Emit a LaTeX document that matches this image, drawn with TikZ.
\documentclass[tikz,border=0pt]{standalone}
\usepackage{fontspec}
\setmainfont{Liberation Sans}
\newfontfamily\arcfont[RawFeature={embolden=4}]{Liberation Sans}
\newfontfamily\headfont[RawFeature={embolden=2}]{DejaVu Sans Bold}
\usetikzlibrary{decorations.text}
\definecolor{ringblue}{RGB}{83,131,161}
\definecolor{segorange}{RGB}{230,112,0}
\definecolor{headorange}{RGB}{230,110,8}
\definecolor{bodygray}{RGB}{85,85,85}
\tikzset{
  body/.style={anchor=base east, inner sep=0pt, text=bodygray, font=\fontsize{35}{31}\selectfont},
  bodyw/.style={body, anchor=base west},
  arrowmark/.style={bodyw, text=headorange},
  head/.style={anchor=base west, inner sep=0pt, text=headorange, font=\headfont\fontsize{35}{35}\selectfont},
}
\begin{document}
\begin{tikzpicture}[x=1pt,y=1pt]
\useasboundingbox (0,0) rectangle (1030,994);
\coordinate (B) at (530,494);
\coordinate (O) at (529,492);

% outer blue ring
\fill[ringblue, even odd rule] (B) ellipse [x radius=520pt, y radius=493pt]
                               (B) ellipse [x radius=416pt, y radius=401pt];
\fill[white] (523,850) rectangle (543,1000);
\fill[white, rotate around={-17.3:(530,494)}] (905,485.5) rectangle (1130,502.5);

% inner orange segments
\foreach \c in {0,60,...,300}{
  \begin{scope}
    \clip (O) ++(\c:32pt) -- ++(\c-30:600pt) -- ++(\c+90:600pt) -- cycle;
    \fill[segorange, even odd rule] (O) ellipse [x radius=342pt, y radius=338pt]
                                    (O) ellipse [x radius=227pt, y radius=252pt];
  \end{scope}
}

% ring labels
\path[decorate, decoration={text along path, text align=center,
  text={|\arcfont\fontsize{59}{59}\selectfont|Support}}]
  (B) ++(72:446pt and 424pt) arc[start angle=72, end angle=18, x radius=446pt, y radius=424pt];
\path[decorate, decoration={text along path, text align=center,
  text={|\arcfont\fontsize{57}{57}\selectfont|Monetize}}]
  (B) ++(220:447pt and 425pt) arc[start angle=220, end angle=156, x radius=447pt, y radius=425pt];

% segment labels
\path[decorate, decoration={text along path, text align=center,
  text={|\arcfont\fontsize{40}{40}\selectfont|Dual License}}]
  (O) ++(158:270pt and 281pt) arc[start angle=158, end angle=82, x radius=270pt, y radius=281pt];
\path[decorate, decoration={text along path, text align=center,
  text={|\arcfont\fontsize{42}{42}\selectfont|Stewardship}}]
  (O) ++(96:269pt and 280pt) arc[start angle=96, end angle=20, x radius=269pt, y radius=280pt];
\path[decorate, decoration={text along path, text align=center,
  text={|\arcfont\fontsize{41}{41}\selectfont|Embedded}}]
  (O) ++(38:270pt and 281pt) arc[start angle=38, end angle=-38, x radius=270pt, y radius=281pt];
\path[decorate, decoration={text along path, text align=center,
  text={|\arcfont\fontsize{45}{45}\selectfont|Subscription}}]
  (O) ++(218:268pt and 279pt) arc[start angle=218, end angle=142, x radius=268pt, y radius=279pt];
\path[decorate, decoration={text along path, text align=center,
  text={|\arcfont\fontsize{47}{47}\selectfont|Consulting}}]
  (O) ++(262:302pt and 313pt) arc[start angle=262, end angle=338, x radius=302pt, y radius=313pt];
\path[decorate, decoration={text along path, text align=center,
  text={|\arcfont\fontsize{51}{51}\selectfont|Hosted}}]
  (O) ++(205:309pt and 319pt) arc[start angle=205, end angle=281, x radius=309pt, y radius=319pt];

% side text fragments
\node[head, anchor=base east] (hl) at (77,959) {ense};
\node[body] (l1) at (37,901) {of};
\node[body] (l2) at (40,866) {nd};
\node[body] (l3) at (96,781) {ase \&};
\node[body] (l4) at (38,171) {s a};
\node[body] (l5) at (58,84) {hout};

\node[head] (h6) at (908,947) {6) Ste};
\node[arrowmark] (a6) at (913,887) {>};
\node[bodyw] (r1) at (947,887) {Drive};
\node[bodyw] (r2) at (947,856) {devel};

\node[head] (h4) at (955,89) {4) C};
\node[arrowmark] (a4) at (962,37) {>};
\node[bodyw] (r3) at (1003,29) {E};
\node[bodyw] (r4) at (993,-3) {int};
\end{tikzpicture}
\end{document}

● TASK REQUIREMENTS
Copy out each line exactly.

● WRITTEN SOLUTION
Emit a LaTeX document that matches this image, drawn with TikZ.
\documentclass[tikz,border=0pt]{standalone}
\usepackage{fontspec}
\setmainfont{Liberation Sans}
\newfontfamily\arcfont[RawFeature={embolden=4}]{Liberation Sans}
\newfontfamily\headfont[RawFeature={embolden=2}]{DejaVu Sans Bold}
\usetikzlibrary{decorations.text}
\definecolor{ringblue}{RGB}{83,131,161}
\definecolor{segorange}{RGB}{230,112,0}
\definecolor{headorange}{RGB}{230,110,8}
\definecolor{bodygray}{RGB}{85,85,85}
\tikzset{
  body/.style={anchor=base east, inner sep=0pt, text=bodygray, font=\fontsize{35}{31}\selectfont},
  bodyw/.style={body, anchor=base west},
  arrowmark/.style={bodyw, text=headorange},
  head/.style={anchor=base west, inner sep=0pt, text=headorange, font=\headfont\fontsize{35}{35}\selectfont},
}
\begin{document}
\begin{tikzpicture}[x=1pt,y=1pt]
\useasboundingbox (0,0) rectangle (1030,994);
\coordinate (B) at (530,494);
\coordinate (O) at (529,492);

% outer blue ring
\fill[ringblue, even odd rule] (B) ellipse [x radius=520pt, y radius=493pt]
                               (B) ellipse [x radius=416pt, y radius=401pt];
\fill[white] (523,850) rectangle (543,1000);
\fill[white, rotate around={-17.3:(530,494)}] (905,485.5) rectangle (1130,502.5);

% inner orange segments
\foreach \c in {0,60,...,300}{
  \begin{scope}
    \clip (O) ++(\c:32pt) -- ++(\c-30:600pt) -- ++(\c+90:600pt) -- cycle;
    \fill[segorange, even odd rule] (O) ellipse [x radius=342pt, y radius=338pt]
                                    (O) ellipse [x radius=227pt, y radius=252pt];
  \end{scope}
}

% ring labels
\path[decorate, decoration={text along path, text align=center,
  text={|\arcfont\fontsize{59}{59}\selectfont|Support}}]
  (B) ++(72:446pt and 424pt) arc[start angle=72, end angle=18, x radius=446pt, y radius=424pt];
\path[decorate, decoration={text along path, text align=center,
  text={|\arcfont\fontsize{57}{57}\selectfont|Monetize}}]
  (B) ++(220:447pt and 425pt) arc[start angle=220, end angle=156, x radius=447pt, y radius=425pt];

% segment labels
\path[decorate, decoration={text along path, text align=center,
  text={|\arcfont\fontsize{40}{40}\selectfont|Dual License}}]
  (O) ++(158:270pt and 281pt) arc[start angle=158, end angle=82, x radius=270pt, y radius=281pt];
\path[decorate, decoration={text along path, text align=center,
  text={|\arcfont\fontsize{42}{42}\selectfont|Stewardship}}]
  (O) ++(96:269pt and 280pt) arc[start angle=96, end angle=20, x radius=269pt, y radius=280pt];
\path[decorate, decoration={text along path, text align=center,
  text={|\arcfont\fontsize{41}{41}\selectfont|Embedded}}]
  (O) ++(38:270pt and 281pt) arc[start angle=38, end angle=-38, x radius=270pt, y radius=281pt];
\path[decorate, decoration={text along path, text align=center,
  text={|\arcfont\fontsize{45}{45}\selectfont|Subscription}}]
  (O) ++(218:268pt and 279pt) arc[start angle=218, end angle=142, x radius=268pt, y radius=279pt];
\path[decorate, decoration={text along path, text align=center,
  text={|\arcfont\fontsize{47}{47}\selectfont|Consulting}}]
  (O) ++(262:302pt and 313pt) arc[start angle=262, end angle=338, x radius=302pt, y radius=313pt];
\path[decorate, decoration={text along path, text align=center,
  text={|\arcfont\fontsize{51}{51}\selectfont|Hosted}}]
  (O) ++(205:309pt and 319pt) arc[start angle=205, end angle=281, x radius=309pt, y radius=319pt];

% side text fragments
\node[head, anchor=base east] (hl) at (77,959) {ense};
\node[body] (l1) at (37,901) {of};
\node[body] (l2) at (40,866) {nd};
\node[body] (l3) at (96,781) {ase \&};
\node[body] (l4) at (38,171) {s a};
\node[body] (l5) at (58,84) {hout};

\node[head] (h6) at (908,947) {6) Ste};
\node[arrowmark] (a6) at (913,887) {>};
\node[bodyw] (r1) at (947,887) {Drive};
\node[bodyw] (r2) at (947,856) {devel};

\node[head] (h4) at (955,89) {4) C};
\node[arrowmark] (a4) at (962,37) {>};
\node[bodyw] (r3) at (1003,29) {E};
\node[bodyw] (r4) at (993,-3) {int};
\end{tikzpicture}
\end{document}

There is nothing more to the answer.